> **Collected material**
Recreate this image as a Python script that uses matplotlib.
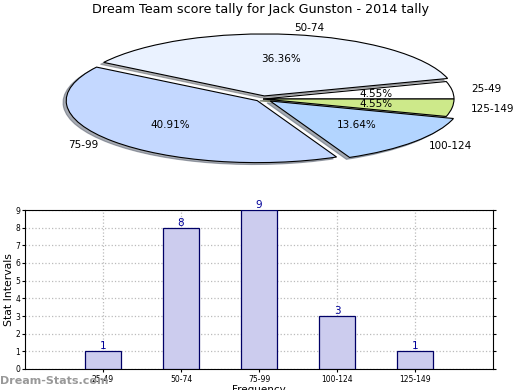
import matplotlib.pyplot as plt

# === Data ===
intervals = ["25-49", "50-74", "75-99", "100-124", "125-149"]
counts = [1, 8, 9, 3, 1]
pie_colors = ["#ffffff", "#eaf2ff", "#c4d8ff", "#b3d5ff", "#cde98a"]
explode = [0, 0.05, 0.04, 0.05, 0]

W, H = 520, 390
fig = plt.figure(figsize=(W / 100, H / 100), dpi=100)

fig.text(0.5, 1 - 10 / H, "Dream Team score tally for Jack Gunston - 2014 tally",
         ha="center", va="center", fontsize=9.2)

# === Squashed pie (ellipse) ===
cx, cy, rx, ry = 263, 99, 191, 62
span = 1.35
ax_pie = fig.add_axes([(cx - span * rx) / W, 1 - (cy + span * ry) / H,
                       2 * span * rx / W, 2 * span * ry / H])
wedges, texts, autotexts = ax_pie.pie(
    counts, labels=intervals, colors=pie_colors, explode=explode,
    startangle=0, counterclock=True, autopct="%.2f%%", pctdistance=0.6,
    labeldistance=1.1, shadow=dict(ox=-0.012, oy=-0.022, shade=0.6),
    wedgeprops=dict(edgecolor="black", linewidth=0.8),
    textprops=dict(fontsize=7.5))
ax_pie.set_aspect("auto")
ax_pie.set_xlim(-span, span)
ax_pie.set_ylim(-span, span)
ax_pie.axis("off")

# === Bar chart ===
ax = fig.add_axes([25 / W, (H - 369) / H, 468 / W, (369 - 210) / H])
x = list(range(len(intervals)))
bars = ax.bar(x, counts, width=0.46, color="#ccccee", edgecolor="#000066",
              linewidth=0.9, zorder=3)
for xi, c in zip(x, counts):
    ax.text(xi, c, str(c), ha="center", va="bottom", color="#000099",
            fontsize=7.5, zorder=4)
ax.set_xlim(-1, 5)
ax.set_ylim(0, 9)
ax.set_xticks(x)
ax.set_xticklabels(intervals, fontsize=5.5)
ax.set_yticks(range(10))
ax.tick_params(axis="y", labelsize=5.5, length=2, pad=1.5, right=True)
ax.tick_params(axis="x", length=2, pad=2)
ax.grid(True, linestyle=":", color="#bbbbbb", linewidth=0.9, zorder=0)
ax.set_ylabel("Stat Intervals", fontsize=7.8, labelpad=1)
ax.set_xlabel("Frequency", fontsize=7.5, labelpad=1)

fig.text(0, 1 - 381 / H, "Dream-Stats.com", ha="left", va="center",
         color="#999999", fontsize=8, fontweight="bold")

fig.savefig("out.png", dpi=100)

> **Given problem**
Transcribe the whole listing exactly. Pictures stay out of your copy.

> **Solution to the problem**
Recreate this image as a Python script that uses matplotlib.
import matplotlib.pyplot as plt

# === Data ===
intervals = ["25-49", "50-74", "75-99", "100-124", "125-149"]
counts = [1, 8, 9, 3, 1]
pie_colors = ["#ffffff", "#eaf2ff", "#c4d8ff", "#b3d5ff", "#cde98a"]
explode = [0, 0.05, 0.04, 0.05, 0]

W, H = 520, 390
fig = plt.figure(figsize=(W / 100, H / 100), dpi=100)

fig.text(0.5, 1 - 10 / H, "Dream Team score tally for Jack Gunston - 2014 tally",
         ha="center", va="center", fontsize=9.2)

# === Squashed pie (ellipse) ===
cx, cy, rx, ry = 263, 99, 191, 62
span = 1.35
ax_pie = fig.add_axes([(cx - span * rx) / W, 1 - (cy + span * ry) / H,
                       2 * span * rx / W, 2 * span * ry / H])
wedges, texts, autotexts = ax_pie.pie(
    counts, labels=intervals, colors=pie_colors, explode=explode,
    startangle=0, counterclock=True, autopct="%.2f%%", pctdistance=0.6,
    labeldistance=1.1, shadow=dict(ox=-0.012, oy=-0.022, shade=0.6),
    wedgeprops=dict(edgecolor="black", linewidth=0.8),
    textprops=dict(fontsize=7.5))
ax_pie.set_aspect("auto")
ax_pie.set_xlim(-span, span)
ax_pie.set_ylim(-span, span)
ax_pie.axis("off")

# === Bar chart ===
ax = fig.add_axes([25 / W, (H - 369) / H, 468 / W, (369 - 210) / H])
x = list(range(len(intervals)))
bars = ax.bar(x, counts, width=0.46, color="#ccccee", edgecolor="#000066",
              linewidth=0.9, zorder=3)
for xi, c in zip(x, counts):
    ax.text(xi, c, str(c), ha="center", va="bottom", color="#000099",
            fontsize=7.5, zorder=4)
ax.set_xlim(-1, 5)
ax.set_ylim(0, 9)
ax.set_xticks(x)
ax.set_xticklabels(intervals, fontsize=5.5)
ax.set_yticks(range(10))
ax.tick_params(axis="y", labelsize=5.5, length=2, pad=1.5, right=True)
ax.tick_params(axis="x", length=2, pad=2)
ax.grid(True, linestyle=":", color="#bbbbbb", linewidth=0.9, zorder=0)
ax.set_ylabel("Stat Intervals", fontsize=7.8, labelpad=1)
ax.set_xlabel("Frequency", fontsize=7.5, labelpad=1)

fig.text(0, 1 - 381 / H, "Dream-Stats.com", ha="left", va="center",
         color="#999999", fontsize=8, fontweight="bold")

fig.savefig("out.png", dpi=100)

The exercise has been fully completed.